Safetensors deserializing silently mishandles tied parameters #38870

Open
@edmcman

Description

@edmcman

System Info

  • transformers version: 4.52.4
  • Platform: Linux-6.1.123+-x86_64-with-glibc2.35
  • Python version: 3.11.13
  • Huggingface_hub version: 0.33.0
  • Safetensors version: 0.5.3
  • Accelerate version: 1.7.0
  • Accelerate config: not found
  • DeepSpeed version: not installed
  • PyTorch version (GPU?): 2.6.0+cu124 (False)
  • Tensorflow version (GPU?): 2.18.0 (False)
  • Flax version (CPU?/GPU?/TPU?): 0.10.6 (cpu)
  • Jax version: 0.5.2
  • JaxLib version: 0.5.1
  • Using distributed or parallel set-up in script?: no

Who can help?

@Cyrilvallez (this is a pretty rough guess)

Information

  • The official example scripts
  • My own modified scripts

Tasks

  • An officially supported task in the examples folder (such as GLUE/SQuAD, ...)
  • My own task or dataset (give details below)

Reproduction

https://colab.research.google.com/drive/1FwWTcK9N9nDiLeDyuW9ckeLSzZfpI7wJ?usp=sharing

Expected behavior

I expected that my model would be loaded and that the transformers.wte.weight would have weights loaded from the safetensors checkpoint. Instead, it does not have weights and causes accelerate to crash.

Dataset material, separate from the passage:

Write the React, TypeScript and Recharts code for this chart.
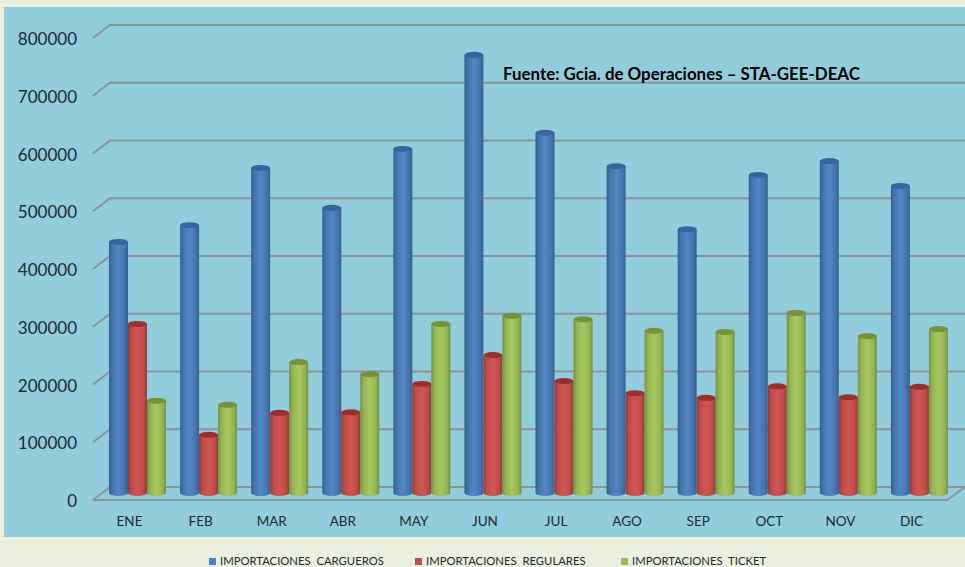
import { Bar, BarChart, CartesianGrid, Legend, XAxis, YAxis } from "recharts"

const months = ["ENE", "FEB", "MAR", "ABR", "MAY", "JUN", "JUL", "AGO", "SEP", "OCT", "NOV", "DIC"]
const cargueros = [440000, 469000, 568000, 499000, 601000, 764000, 629000, 571000, 462000, 556000, 580000, 537000]
const regulares = [298000, 106000, 144000, 145000, 194000, 244000, 199000, 178000, 170000, 190000, 171000, 189000]
const ticket = [165000, 158000, 232000, 211000, 298000, 312000, 306000, 286000, 284000, 317000, 277000, 289000]
const yTicks = [0, 100000, 200000, 300000, 400000, 500000, 600000, 700000, 800000]

const data = months.map((month, i) => ({
  month,
  cargueros: cargueros[i],
  regulares: regulares[i],
  ticket: ticket[i],
}))

const FONT = "Lato, sans-serif"
const GRID = "#8c9499"

// bars stand on a floor between the front edge (y + 4) and the back wall (y - 9)
function GridLine({ y1, index }: any) {
  const isFloor = index === 0 || y1 > 490
  return (
    <g fill="none" stroke={GRID} strokeWidth={2}>
      <polyline points={`93,${y1 + 4} 110,${y1 - 9} 965,${y1 - 9}`} />
      {isFloor && <polyline points={`93,${y1 + 4} 947,${y1 + 4} 965,${y1 - 9}`} />}
    </g>
  )
}

function YTick({ y, payload }: any) {
  return (
    <text x={77} y={y + 11} textAnchor="end" fontFamily={FONT} fontSize={17} fill="#1d2a30">
      {payload.value}
    </text>
  )
}

function XTick({ x, y, payload }: any) {
  return (
    <text x={x - 8} y={y + 22} textAnchor="middle" fontFamily={FONT} fontSize={13.5} fill="#1d2a30">
      {payload.value}
    </text>
  )
}

function Cylinder({ x, y, width, height, fill, lid }: any) {
  const rx = width / 2
  const base = y + height - 3
  const body = `M${x},${y} L${x},${base} A${rx},3 0 0 0 ${x + width},${base} L${x + width},${y} Z`
  return (
    <g>
      <path d={body} fill={fill} />
      <ellipse cx={x + rx} cy={y} rx={rx} ry={3} fill={lid} />
    </g>
  )
}

function Shade({ id, edge, mid, light }: { id: string; edge: string; mid: string; light: string }) {
  return (
    <linearGradient id={id} x1="0" y1="0" x2="1" y2="0">
      <stop offset="0%" stopColor={edge} />
      <stop offset="18%" stopColor={mid} />
      <stop offset="50%" stopColor={light} />
      <stop offset="82%" stopColor={mid} />
      <stop offset="100%" stopColor={edge} />
    </linearGradient>
  )
}

const legendColors: Record<string, string> = {
  cargueros: "#4F81BD",
  regulares: "#C0504D",
  ticket: "#9BBB59",
}
const legendLeft: Record<string, number> = { cargueros: 209, regulares: 415, ticket: 621 }

function LegendRow({ payload }: any) {
  return (
    <div style={{ position: "relative", height: 41 }}>
      {(payload ?? []).map((item: any) => (
        <div
          key={item.dataKey}
          style={{
            position: "absolute",
            left: legendLeft[item.dataKey],
            top: 28,
            display: "flex",
            alignItems: "center",
            fontFamily: FONT,
            fontSize: 11.3,
            color: "#1d2a30",
            whiteSpace: "pre",
            lineHeight: "14px",
          }}
        >
          <span style={{ width: 7, height: 7, marginRight: 4, background: legendColors[item.dataKey] }} />
          {item.value}
        </div>
      ))}
    </div>
  )
}

export default function App() {
  return (
    <div style={{ position: "absolute", left: 0, top: 0, width: 965, height: 567, background: "#EBEFDF", overflow: "hidden" }}>
      <div style={{ position: "absolute", left: 4, top: 7, width: 961, height: 530, background: "#92CDDC" }} />
      <div style={{ position: "absolute", left: 0, top: 0 }}>
        <BarChart
          width={965}
          height={567}
          data={data}
          margin={{ top: 34, right: 10, bottom: 0, left: 0 }}
          barSize={19}
          barGap={0}
        >
          <defs>
            <Shade id="blueCyl" edge="#35608f" mid="#4674ad" light="#5386c6" />
            <Shade id="redCyl" edge="#8f3b39" mid="#bd4c49" light="#d05653" />
            <Shade id="greenCyl" edge="#74903f" mid="#95b453" light="#a6c85f" />
          </defs>
          <CartesianGrid vertical={false} horizontal={(props: any) => <GridLine key={props.key} {...props} />} />
          <XAxis dataKey="month" height={30} axisLine={false} tickLine={false} interval={0} tick={<XTick />} />
          <YAxis width={102} domain={[0, 800000]} ticks={yTicks} axisLine={false} tickLine={false} tick={<YTick />} />
          <Legend height={41} verticalAlign="bottom" content={<LegendRow />} />
          <Bar
            dataKey="cargueros"
            name="IMPORTACIONES  CARGUEROS"
            fill="url(#blueCyl)"
            isAnimationActive={false}
            shape={(p: any) => <Cylinder {...p} lid="#3a659c" />}
          />
          <Bar
            dataKey="regulares"
            name="IMPORTACIONES  REGULARES"
            fill="url(#redCyl)"
            isAnimationActive={false}
            shape={(p: any) => <Cylinder {...p} lid="#97312f" />}
          />
          <Bar
            dataKey="ticket"
            name="IMPORTACIONES  TICKET"
            fill="url(#greenCyl)"
            isAnimationActive={false}
            shape={(p: any) => <Cylinder {...p} lid="#76923c" />}
          />
        </BarChart>
      </div>
      <div
        style={{
          position: "absolute",
          left: 503,
          top: 63,
          fontFamily: FONT,
          fontWeight: 700,
          fontSize: 16.9,
          color: "#000",
          whiteSpace: "pre",
        }}
      >
        Fuente: Gcia. de Operaciones – STA-GEE-DEAC
      </div>
    </div>
  )
}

At the very least, I expected a warning about the missing keys. There is actually some code to warn about this, but in this case it did not fire because the missing key is a tied parameter.

I can't quite clearly describe or fix the bug, but it has to do with safetensors deserialization of tied parameters. The tiee parameter's weights are not actually set from the saved checkpoint and are just the blank meta versions.

Disabling safetensors avoids the problem.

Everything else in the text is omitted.